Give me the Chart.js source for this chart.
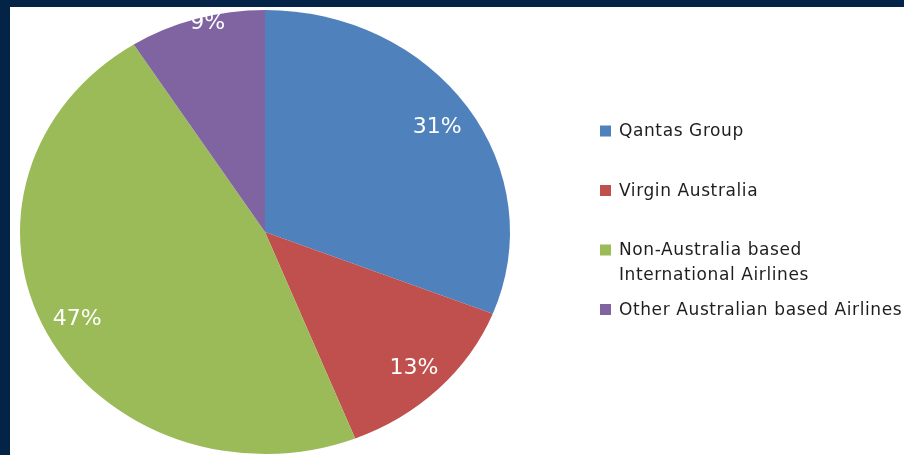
<!DOCTYPE html>
<html>
<head>
<meta charset="utf-8">
<script src="https://cdn.jsdelivr.net/npm/chart.js@4.4.0/dist/chart.umd.min.js"></script>
<style>
  html, body { margin: 0; padding: 0; background: #032446; }
  body { width: 904px; height: 455px; position: relative; overflow: hidden; }
  #wrap { position: absolute; left: 10px; top: 7px; width: 894px; height: 448px; background: #fff; }
</style>
</head>
<body>
<div id="wrap"><canvas id="shareChart"></canvas></div>
<script>
// market share by airline group
const categories = ["Qantas Group", "Virgin Australia", "Non-Australia based International Airlines", "Other Australian based Airlines"];
const legendLines = [["Qantas Group"], ["Virgin Australia"], ["Non-Australia based", "International Airlines"], ["Other Australian based Airlines"]];
const shares = [31, 13, 47, 9];
const sliceColors = ["#4F81BD", "#C0504D", "#9BBB59", "#8064A2"];

// label distance from centre, as part of the radius
const labelRadius = [0.85, 0.86, 0.86, 0.985];
const stretchX = 245 / 222; // the pie is a little wider than tall

const ellipsePlugin = {
    id: "ellipse",
    beforeDatasetsDraw(chart) {
        const arc = chart.getDatasetMeta(0).data[0];
        const ctx = chart.ctx;
        ctx.save();
        ctx.translate(arc.x, arc.y);
        ctx.scale(stretchX, 1);
        ctx.translate(-arc.x, -arc.y);
    },
    afterDatasetsDraw(chart) {
        chart.ctx.restore();
    },
};

// drawn after everything so the chart area clip does not cut the top label
const labelPlugin = {
    id: "pctLabels",
    afterDraw(chart) {
        const ctx = chart.ctx;
        const meta = chart.getDatasetMeta(0);
        ctx.save();
        ctx.fillStyle = "#ffffff";
        ctx.font = "22px 'DejaVu Sans'";
        ctx.textAlign = "center";
        ctx.textBaseline = "middle";
        meta.data.forEach((arc, i) => {
            const mid = (arc.startAngle + arc.endAngle) / 2;
            const r = arc.outerRadius * labelRadius[i];
            const x = arc.x + Math.cos(mid) * r * stretchX + (i === 3 ? 10 : 0);
            const y = arc.y + Math.sin(mid) * r;
            ctx.fillText(shares[i] + "%", x, y + 1);
        });
        ctx.restore();
    },
};

const legendPlugin = {
    id: "sideLegend",
    afterDraw(chart) {
        const ctx = chart.ctx;
        const left = 590, top = 124, step = 59.5, lineH = 25, box = 11;
        ctx.save();
        ctx.font = "17px 'DejaVu Sans'";
        ctx.letterSpacing = "0.6px";
        ctx.textBaseline = "middle";
        ctx.textAlign = "left";
        legendLines.forEach((lines, i) => {
            const y = top + i * step;
            ctx.fillStyle = sliceColors[i];
            ctx.fillRect(left, y - box / 2, box, box);
            ctx.fillStyle = "#1e1e1e";
            lines.forEach((t, j) => ctx.fillText(t, left + 19, y + j * lineH + 1));
        });
        ctx.restore();
    },
};

const ctx = document.getElementById("shareChart").getContext("2d");
new Chart(ctx, {
    type: "pie",
    data: {
        labels: categories,
        datasets: [{
            data: shares,
            backgroundColor: sliceColors,
            borderWidth: 0,
        }],
    },
    options: {
        responsive: true,
        maintainAspectRatio: false,
        animation: false,
        layout: { padding: { left: 0, right: 384, top: 3, bottom: 1 } },
        plugins: {
            legend: { display: false },
            tooltip: { enabled: false },
        },
    },
    plugins: [ellipsePlugin, labelPlugin, legendPlugin],
});
</script>
</body>
</html>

================

▶ _Task directions_
From the first line of the listing above, repeat every line through the one holding "const stretchX = 245". Both ends count, and pictures stay out.

▶ _Task output_
Give me the Chart.js source for this chart.
<!DOCTYPE html>
<html>
<head>
<meta charset="utf-8">
<script src="https://cdn.jsdelivr.net/npm/chart.js@4.4.0/dist/chart.umd.min.js"></script>
<style>
  html, body { margin: 0; padding: 0; background: #032446; }
  body { width: 904px; height: 455px; position: relative; overflow: hidden; }
  #wrap { position: absolute; left: 10px; top: 7px; width: 894px; height: 448px; background: #fff; }
</style>
</head>
<body>
<div id="wrap"><canvas id="shareChart"></canvas></div>
<script>
// market share by airline group
const categories = ["Qantas Group", "Virgin Australia", "Non-Australia based International Airlines", "Other Australian based Airlines"];
const legendLines = [["Qantas Group"], ["Virgin Australia"], ["Non-Australia based", "International Airlines"], ["Other Australian based Airlines"]];
const shares = [31, 13, 47, 9];
const sliceColors = ["#4F81BD", "#C0504D", "#9BBB59", "#8064A2"];

// label distance from centre, as part of the radius
const labelRadius = [0.85, 0.86, 0.86, 0.985];
const stretchX = 245 / 222; // the pie is a little wider than tall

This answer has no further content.